What Paul Allen Built and What Happens to It Now
The Seahawks have been Allen family property since 1997, when Microsoft co-founder Paul Allen bought the team from Ken Behring for $194 million. That price tag, in hindsight, is almost cosmically funny. The team just sold for nearly fifty times that. Allen was also widely credited with keeping the Seahawks in Seattle at a moment when the franchise could have easily relocated, and CBS News reports the team is expected to stay put after this sale closes.

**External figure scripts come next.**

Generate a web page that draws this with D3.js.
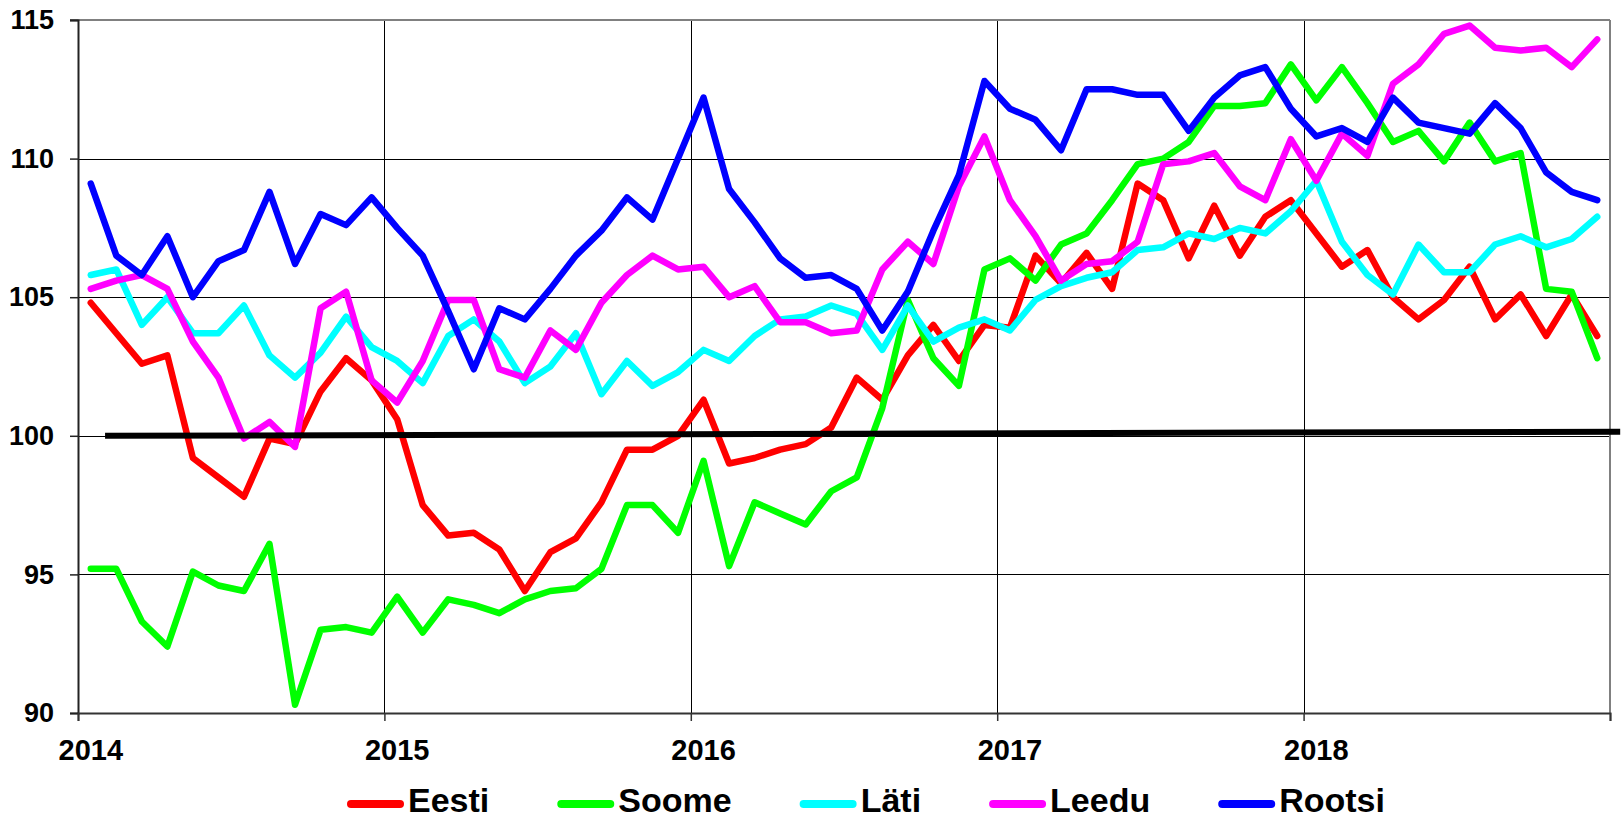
<!DOCTYPE html>
<html>
<head>
<meta charset="utf-8">
<script src="https://cdn.jsdelivr.net/npm/d3@7"></script>
<style>
  html, body { margin: 0; padding: 0; background: #fff; }
  svg { display: block; font-family: "Liberation Sans", Arial, sans-serif; font-weight: bold; }
</style>
</head>
<body>
<script>
const width = 1624;
const height = 820;
const margin = { top: 20, right: 14, bottom: 107, left: 78 };

// monthly index values, Jan 2014 .. Dec 2018
const years = ['2014', '2015', '2016', '2017', '2018'];
const seriesNames = ['Eesti', 'Soome', 'Läti', 'Leedu', 'Rootsi'];
const seriesColors = ['#ff0000', '#00ff00', '#00ffff', '#ff00ff', '#0000ff'];

const eesti = [
  104.8, 103.7, 102.6, 102.9, 99.2, 98.5, 97.8, 99.9, 99.7, 101.6, 102.8, 102.0,
  100.6, 97.5, 96.4, 96.5, 95.9, 94.4, 95.8, 96.3, 97.6, 99.5, 99.5, 100.0,
  101.3, 99.0, 99.2, 99.5, 99.7, 100.3, 102.1, 101.3, 102.9, 104.0, 102.7, 104.0,
  103.9, 106.5, 105.5, 106.6, 105.3, 109.1, 108.5, 106.4, 108.3, 106.5, 107.9, 108.5,
  107.3, 106.1, 106.7, 105.0, 104.2, 104.9, 106.1, 104.2, 105.1, 103.6, 105.1, 103.6
];
const soome = [
  95.2, 95.2, 93.3, 92.4, 95.1, 94.6, 94.4, 96.1, 90.3, 93.0, 93.1, 92.9,
  94.2, 92.9, 94.1, 93.9, 93.6, 94.1, 94.4, 94.5, 95.2, 97.5, 97.5, 96.5,
  99.1, 95.3, 97.6, 97.2, 96.8, 98.0, 98.5, 101.0, 104.9, 102.8, 101.8, 106.0,
  106.4, 105.6, 106.9, 107.3, 108.5, 109.8, 110.0, 110.6, 111.9, 111.9, 112.0, 113.4,
  112.1, 113.3, 112.0, 110.6, 111.0, 109.9, 111.3, 109.9, 110.2, 105.3, 105.2, 102.8
];
const lati = [
  105.8, 106.0, 104.0, 105.0, 103.7, 103.7, 104.7, 102.9, 102.1, 103.0, 104.3, 103.2,
  102.7, 101.9, 103.6, 104.2, 103.4, 101.9, 102.5, 103.7, 101.5, 102.7, 101.8, 102.3,
  103.1, 102.7, 103.6, 104.2, 104.3, 104.7, 104.4, 103.1, 104.7, 103.4, 103.9, 104.2,
  103.8, 104.9, 105.4, 105.7, 105.9, 106.7, 106.8, 107.3, 107.1, 107.5, 107.3, 108.1,
  109.2, 107.0, 105.8, 105.1, 106.9, 105.9, 105.9, 106.9, 107.2, 106.8, 107.1, 107.9
];
const leedu = [
  105.3, 105.6, 105.8, 105.3, 103.4, 102.1, 99.9, 100.5, 99.6, 104.6, 105.2, 102.0,
  101.2, 102.7, 104.9, 104.9, 102.4, 102.1, 103.8, 103.1, 104.8, 105.8, 106.5, 106.0,
  106.1, 105.0, 105.4, 104.1, 104.1, 103.7, 103.8, 106.0, 107.0, 106.2, 109.0, 110.8,
  108.5, 107.2, 105.6, 106.2, 106.3, 107.0, 109.8, 109.9, 110.2, 109.0, 108.5, 110.7,
  109.2, 110.9, 110.1, 112.7, 113.4, 114.5, 114.8, 114.0, 113.9, 114.0, 113.3, 114.3
];
const rootsi = [
  109.1, 106.5, 105.8, 107.2, 105.0, 106.3, 106.7, 108.8, 106.2, 108.0, 107.6, 108.6,
  107.5, 106.5, 104.5, 102.4, 104.6, 104.2, 105.3, 106.5, 107.4, 108.6, 107.8, 110.0,
  112.2, 108.9, 107.7, 106.4, 105.7, 105.8, 105.3, 103.8, 105.2, 107.4, 109.4, 112.8,
  111.8, 111.4, 110.3, 112.5, 112.5, 112.3, 112.3, 111.0, 112.2, 113.0, 113.3, 111.8,
  110.8, 111.1, 110.6, 112.2, 111.3, 111.1, 110.9, 112.0, 111.1, 109.5, 108.8, 108.5
];
const yTicks = [90, 95, 100, 105, 110, 115];

// hand drawn 100 line: [month index, value]
const baseLine = [[1.06, 100], [60.4, 100.15]];

const seriesValues = [eesti, soome, lati, leedu, rootsi];
const series = seriesNames.map((name, k) => ({ name, color: seriesColors[k], values: seriesValues[k] }));
const nMonths = eesti.length;

const svg = d3.select('body').append('svg')
  .attr('width', width)
  .attr('height', height);

svg.append('rect').attr('width', width).attr('height', height).attr('fill', 'white');

const x = d3.scaleLinear().domain([0, nMonths]).range([margin.left, width - margin.right]);
const y = d3.scaleLinear().domain([90, 115]).range([height - margin.bottom, margin.top]);

const plotL = x(0), plotR = x(nMonths), plotT = y(115), plotB = y(90);

// grid
svg.append('g').selectAll('line.hgrid')
  .data(yTicks.filter(t => t > 90 && t < 115))
  .join('line')
  .attr('x1', plotL).attr('x2', plotR)
  .attr('y1', d => Math.round(y(d)) + 0.5).attr('y2', d => Math.round(y(d)) + 0.5)
  .attr('stroke', '#000').attr('stroke-width', 1);

const yearIdx = years.map((yr, k) => k * 12);
svg.append('g').selectAll('line.vgrid')
  .data(yearIdx.filter(i => i > 0))
  .join('line')
  .attr('x1', d => Math.round(x(d)) + 0.5).attr('x2', d => Math.round(x(d)) + 0.5)
  .attr('y1', plotT).attr('y2', plotB)
  .attr('stroke', '#000').attr('stroke-width', 1);

// frame: top + right grey, left + bottom dark
svg.append('line').attr('x1', plotL - 8).attr('x2', plotR).attr('y1', plotT).attr('y2', plotT)
  .attr('stroke', '#808080').attr('stroke-width', 2);
svg.append('line').attr('x1', plotR).attr('x2', plotR).attr('y1', plotT).attr('y2', plotB)
  .attr('stroke', '#808080').attr('stroke-width', 2);

// y axis
const yAxis = svg.append('g')
  .attr('transform', `translate(${plotL},0)`)
  .call(d3.axisLeft(y).tickValues(yTicks).tickSize(8).tickPadding(16).tickFormat(d3.format('d')));
yAxis.select('.domain').attr('stroke', '#222').attr('stroke-width', 2);
yAxis.selectAll('.tick line').attr('stroke', '#222').attr('stroke-width', 1.5);
yAxis.selectAll('.tick text')
  .attr('fill', '#000')
  .style('font-size', '27px')
  .style('font-weight', 'bold')
  .style('font-family', '"Liberation Sans", Arial, sans-serif');

// x axis: ticks at year boundaries, labels at first month of each year
const xAxis = svg.append('g')
  .attr('transform', `translate(0,${plotB})`)
  .call(d3.axisBottom(x).tickValues(d3.range(0, nMonths + 1, 12)).tickSize(8).tickFormat(''));
xAxis.select('.domain').attr('stroke', '#333').attr('stroke-width', 2);
xAxis.selectAll('.tick line').attr('stroke', '#333').attr('stroke-width', 1.5);

svg.append('g').selectAll('text.xlab')
  .data(years)
  .join('text')
  .attr('x', (d, k) => x(k * 12 + 0.5))
  .attr('y', plotB + 47)
  .attr('text-anchor', 'middle')
  .style('font-size', '29px')
  .text(d => d);

// series
const line = d3.line()
  .x((d, i) => x(i + 0.5))
  .y(d => y(d));

svg.append('g').selectAll('path.series')
  .data(series)
  .join('path')
  .attr('fill', 'none')
  .attr('stroke', d => d.color)
  .attr('stroke-width', 6.5)
  .attr('stroke-linejoin', 'round')
  .attr('stroke-linecap', 'round')
  .attr('d', d => line(d.values));

// the 100 line
svg.append('path')
  .attr('fill', 'none')
  .attr('stroke', '#000')
  .attr('stroke-width', 6)
  .attr('d', d3.line().x(d => x(d[0])).y(d => y(d[1]))(baseLine));

// legend
const legend = svg.append('g').attr('transform', 'translate(347,0)');
let lx = 0;
series.forEach(s => {
  const item = legend.append('g').attr('transform', `translate(${lx},0)`);
  item.append('line')
    .attr('x1', 4).attr('x2', 53).attr('y1', 804).attr('y2', 804)
    .attr('stroke', s.color).attr('stroke-width', 8).attr('stroke-linecap', 'round');
  const t = item.append('text')
    .attr('x', 61).attr('y', 812)
    .style('font-size', '34px')
    .text(s.name);
  lx += 61 + t.node().getComputedTextLength() + 68;
});
</script>
</body>
</html>
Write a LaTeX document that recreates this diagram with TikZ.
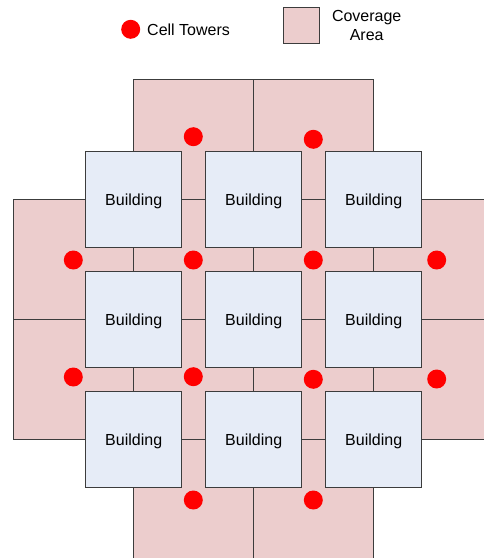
\documentclass[tikz,border=0pt]{standalone}
\usepackage{fontspec}
\setmainfont{Liberation Sans}
\usetikzlibrary{positioning}
\definecolor{coverage}{RGB}{236,205,205}
\definecolor{building}{RGB}{230,236,247}
\definecolor{outline}{RGB}{60,60,60}
\begin{document}
\begin{tikzpicture}[x=0.75pt,y=-0.75pt,
  font=\fontsize{12}{13.8}\selectfont,
  area/.style={draw=outline,fill=coverage,line width=0.75pt,minimum size=90pt,inner sep=0pt},
  house/.style={draw=outline,fill=building,line width=0.75pt,minimum size=72pt,inner sep=0pt,text depth=0.6pt},
  tower/.style={circle,fill=red,minimum size=14.25pt,inner sep=0pt}]
\clip (0,0) rectangle (484,558);
% legend
\node[tower] (lt) at (130.7,29.3) {};
\node[anchor=west] (ltext) at (142.5,29.3) {Cell Towers};
\node[area,minimum size=27pt] (la) at (301.3,25.3) {};
\node[align=center] (latext) at (366.7,25.6) {Coverage\\Area};
% coverage areas
\foreach \c in {1,2} \node[area] (a0\c) at (73.3+120*\c,139.5) {};
\foreach \r in {1,2} \foreach \c in {0,1,2,3}
  \node[area] (a\r\c) at (73.3+120*\c,139.5+120*\r) {};
\foreach \c in {1,2} \node[area] (a3\c) at (73.3+120*\c,499.5) {};
% buildings
\foreach \r in {1,2,3} \foreach \c in {1,2,3}
  \node[house] (b\r\c) at (13.7+120*\c,79.7+120*\r) {Building};
% cell towers
\node[tower] (t1) at (193.3,136.7) {};
\node[tower] (t2) at (313.3,139.3) {};
\node[tower] (t3) at (73.3,260) {};
\node[tower] (t4) at (193.3,260) {};
\node[tower] (t5) at (313.3,260) {};
\node[tower] (t6) at (436.7,260) {};
\node[tower] (t7) at (73.3,377) {};
\node[tower] (t8) at (193.3,376.7) {};
\node[tower] (t9) at (313.3,379.3) {};
\node[tower] (t10) at (436.7,379) {};
\node[tower] (t11) at (193.3,500) {};
\node[tower] (t12) at (313.3,500) {};
\end{tikzpicture}
\end{document}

Allen died in October 2018 from complications of non-Hodgkin lymphoma at age 65. Since then, his sister Jody Allen has served as chair of both the Seahawks and the NBA's Portland Trail Blazers. The estate announced in February that it had begun a formal sale process for the Seahawks, coming off the team's second Super Bowl win in franchise history. The Seahawks beat the New England Patriots 29-13 in February's Super Bowl, which is relevant context for why this sale price is as eye-watering as it is.
The Trail Blazers, meanwhile, are also on their way out. CBS News reports the estate agreed in September to sell Portland to an investment group led by Carolina Hurricanes owner Tom Dundon, pending NBA Board of Governors approval. The Allen estate is essentially liquidating. The money, per Khosla's own statement, goes to a non-profit.
The NFL Still Has to Sign Off
Nothing is final yet. The sale still requires ratification from NFL owners, and ESPN reports that owners have been told to hold a date in August for a meeting to approve the deal. That is standard procedure and not expected to be a problem, but it has not happened yet.
The Seahawks hold a lease at Lumen Field through 2032, with three 10-year extension options baked in. So whoever owns this team is not moving it anywhere without a very expensive and very public fight. Seattle fans can relax on that front, at least for now.
What $9.6 Billion Actually Means
To put this number in some context: Forbes had valued the Seahawks at $6.7 billion before the sale. The team sold for nearly $3 billion over that estimate. The previous NFL record was the Commanders at $6.05 billion. The only North American sports transaction that tops this Seahawks deal is the Los Angeles Lakers sale last year, which the New York Post reports went for $10 billion.
Sports franchises have become something closer to sovereign wealth plays than traditional business acquisitions. A team in a major market, in the most-watched sports league in the country, with a loyal fanbase and a locked stadium lease, is essentially a license to print money. The Khoslas are not buying a football team so much as they are buying a very large, very loud cultural institution that happens to play football.
The Dingo Take
Look, the Khosla family buying the Seahawks after three decades as 49ers die-hards is funny on its face, and it is fine to enjoy that. But the more interesting thing here is the sheer vertical climb of these numbers. Paul Allen paid $194 million in 1997. The team just sold for $9.612 billion. That is not a sports story. That is a story about what happens when billionaire capital has nowhere else to go, and the answer turns out to be: it goes to the NFL.
The league has essentially become the last moat in American entertainment. Streaming killed music. Piracy and then Netflix killed movies. Live sports, and specifically live football, is the one thing people still gather around in real time, which means the franchises are worth whatever the market of plutocrats will bear. The Commanders sold for a record in 2023. The Lakers broke it. The Seahawks just broke that. Someone will break this one too.
As for Vinod Khosla, credit where it is due: the man is making his kid sell the 49ers stake, is keeping the money out of his own pocket and into a non-profit per Paul Allen's wishes, and at least had the self-awareness to tweet "no other comments till sale is final" when the optics were clearly getting away from him. That is a more graceful landing than most billionaires manage. The Seahawks are still in Seattle. The money goes to charity. And somewhere, a 49ers fan is absolutely furious. Life is full of surprises.